* begin RAW RECORDS *
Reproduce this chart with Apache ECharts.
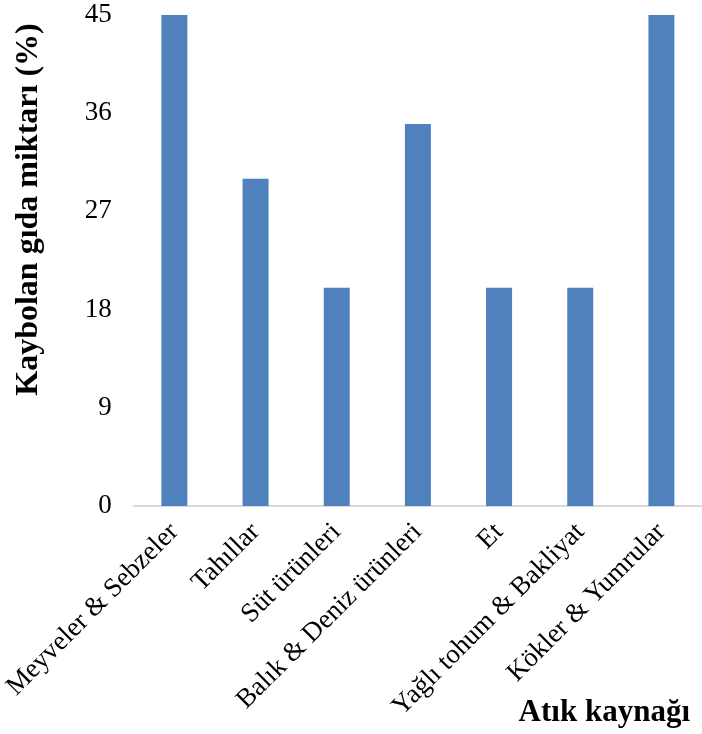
<!DOCTYPE html>
<html>
<head>
<meta charset="utf-8">
<script src="https://cdn.jsdelivr.net/npm/echarts@6/dist/echarts.min.js"></script>
<style>html,body{margin:0;padding:0;background:#fff}#c{width:702px;height:734px}</style>
</head>
<body>
<div id="c"></div>
<script>
const categories = ["Meyveler & Sebzeler", "Tahıllar", "Süt ürünleri", "Balık & Deniz ürünleri", "Et", "Yağlı tohum & Bakliyat", "Kökler & Yumrular"];
const values = [45, 30, 20, 35, 20, 20, 45];
const yTicks = [0, 9, 18, 27, 36, 45];
const yTitle = "Kaybolan gıda miktarı (%)";
const xTitle = "Atık kaynağı";

const font = "Liberation Serif";
const chart = echarts.init(document.getElementById('c'));
chart.setOption({
  animation: false,
  grid: { left: 129, width: 576, top: 15, bottom: 228 },
  xAxis: {
    type: 'category',
    data: categories,
    axisLine: { lineStyle: { color: '#d9d9d9', width: 2 } },
    axisTick: { show: false },
    axisLabel: { rotate: 45, margin: 22, color: '#000', fontFamily: font, fontSize: 27, interval: 0 },
    name: xTitle,
    nameLocation: 'end',
    nameGap: -12,
    nameTextStyle: { fontFamily: font, fontSize: 31, fontWeight: 'bold', color: '#000', align: 'right', verticalAlign: 'top', padding: [191, 0, 0, 0] }
  },
  yAxis: {
    type: 'value',
    min: yTicks[0],
    max: yTicks[yTicks.length - 1],
    interval: yTicks[1] - yTicks[0],
    axisLine: { show: false },
    axisTick: { show: false },
    splitLine: { show: false },
    axisLabel: { margin: 22, color: '#000', fontFamily: font, fontSize: 27 },
    name: yTitle,
    nameLocation: 'middle',
    nameRotate: 90,
    nameGap: 89,
    nameTextStyle: { fontFamily: font, fontSize: 32, fontWeight: 'bold', color: '#000', padding: [0, 0, 0, 102] }
  },
  series: [{
    type: 'bar',
    data: values,
    barWidth: 26,
    itemStyle: { color: '#4f81bd' }
  }]
});
</script>
</body>
</html>
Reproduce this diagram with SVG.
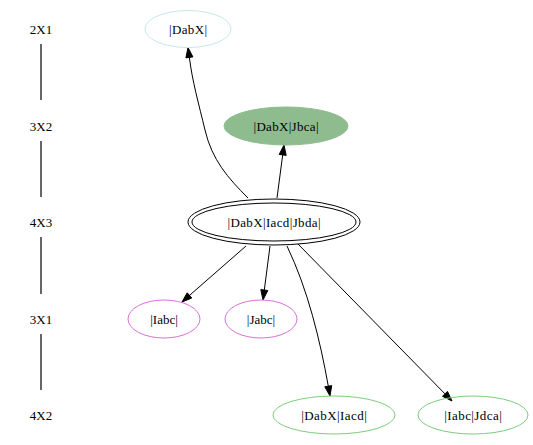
* end RAW RECORDS *
WHAT YOU ARE ASKED TO DO -
Pull every line containing "Reproduce" out of the data above.

RESULT OF THE TASK -
Reproduce this chart with Apache ECharts.
Reproduce this diagram with SVG.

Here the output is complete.